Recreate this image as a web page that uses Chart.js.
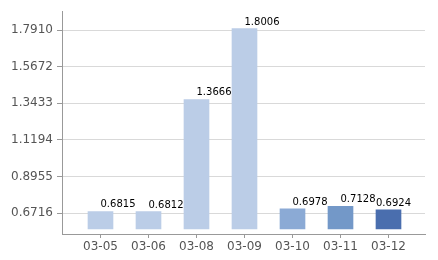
<!DOCTYPE html>
<html>
<head>
<meta charset="utf-8">
<script src="https://cdn.jsdelivr.net/npm/chart.js@4/dist/chart.umd.min.js"></script>
<style>
html,body{margin:0;padding:0;background:#fff;}
#wrap{width:438px;height:260px;position:relative;}
</style>
</head>
<body>
<div id="wrap"><canvas id="c" width="438" height="260"></canvas></div>
<script>
const categories = ['03-05','03-06','03-08','03-09','03-10','03-11','03-12'];
const values = [0.6815, 0.6812, 1.3666, 1.8006, 0.6978, 0.7128, 0.6924];
const barColors = ['#BBCDE7','#BBCDE7','#BBCDE7','#BBCDE7','#8BAAD5','#7398C8','#4A6EAE'];
const yTickValues = [0.6716, 0.8955, 1.1194, 1.3433, 1.5672, 1.7910];
const yTickLabels = ['0.6716','0.8955','1.1194','1.3433','1.5672','1.7910'];
const yMin = 0.5438, yMax = 1.9066, barBase = 0.5743;
const xMin = -0.8021, xMax = 6.7604;

const labelPlugin = {
  id: 'valueLabels',
  afterDatasetsDraw(chart) {
    const ctx = chart.ctx;
    const meta = chart.getDatasetMeta(0);
    ctx.save();
    ctx.font = '10px "DejaVu Sans"';
    ctx.fillStyle = '#000';
    ctx.textBaseline = 'alphabetic';
    ctx.textAlign = 'left';
    meta.data.forEach((bar, i) => {
      const txt = values[i].toFixed(4);
      const w = ctx.measureText(txt).width;
      let x = bar.x;
      if (x + w > chart.chartArea.right - 2) x = bar.x - bar.width / 2;
      ctx.fillText(txt, x, bar.y - 4);
    });
    ctx.restore();
  }
};

Chart.defaults.font.family = '"DejaVu Sans"';
new Chart(document.getElementById('c'), {
  type: 'bar',
  data: {
    datasets: [{
      data: categories.map((c, i) => ({x: i, y: values[i]})),
      backgroundColor: barColors,
      base: barBase,
      barThickness: 25,
      borderWidth: 0
    }]
  },
  options: {
    responsive: false,
    animation: false,
    devicePixelRatio: 1,
    layout: {padding: {top: 10, right: 13, left: 0, bottom: 0}},
    plugins: {legend: {display: false}, tooltip: {enabled: false}},
    scales: {
      x: {
        type: 'linear',
        offset: false,
        min: xMin, max: xMax,
        afterBuildTicks(s) { s.ticks = categories.map((c, i) => ({value: i})); },
        afterFit(s) { s.height = 26; },
        grid: {offset: false, drawOnChartArea: false, drawTicks: true, tickLength: 4, tickColor: '#999'},
        border: {color: '#999'},
        ticks: {
          autoSkip: false, maxRotation: 0,
          color: '#555', font: {size: 12}, padding: 2,
          callback: (v) => categories[v]
        }
      },
      y: {
        type: 'linear',
        min: yMin, max: yMax,
        afterBuildTicks(s) { s.ticks = yTickValues.map(v => ({value: v})); },
        afterFit(s) { s.width = 62; },
        grid: {color: '#D9D9D9', drawTicks: true, tickLength: 5, tickColor: '#999'},
        border: {color: '#999'},
        ticks: {
          color: '#555', font: {size: 12}, padding: 4,
          callback: (v, i) => yTickLabels[i]
        }
      }
    }
  },
  plugins: [labelPlugin]
});
</script>
</body>
</html>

====

** WHAT IS EXPECTED **
Give again, word for word, every line from the top of the data through the line with "const xMin = -0.8021, xMax = 6.7604;", both ends included, and exclude the pictures.

** WRITTEN REPLY **
Recreate this image as a web page that uses Chart.js.
<!DOCTYPE html>
<html>
<head>
<meta charset="utf-8">
<script src="https://cdn.jsdelivr.net/npm/chart.js@4/dist/chart.umd.min.js"></script>
<style>
html,body{margin:0;padding:0;background:#fff;}
#wrap{width:438px;height:260px;position:relative;}
</style>
</head>
<body>
<div id="wrap"><canvas id="c" width="438" height="260"></canvas></div>
<script>
const categories = ['03-05','03-06','03-08','03-09','03-10','03-11','03-12'];
const values = [0.6815, 0.6812, 1.3666, 1.8006, 0.6978, 0.7128, 0.6924];
const barColors = ['#BBCDE7','#BBCDE7','#BBCDE7','#BBCDE7','#8BAAD5','#7398C8','#4A6EAE'];
const yTickValues = [0.6716, 0.8955, 1.1194, 1.3433, 1.5672, 1.7910];
const yTickLabels = ['0.6716','0.8955','1.1194','1.3433','1.5672','1.7910'];
const yMin = 0.5438, yMax = 1.9066, barBase = 0.5743;
const xMin = -0.8021, xMax = 6.7604;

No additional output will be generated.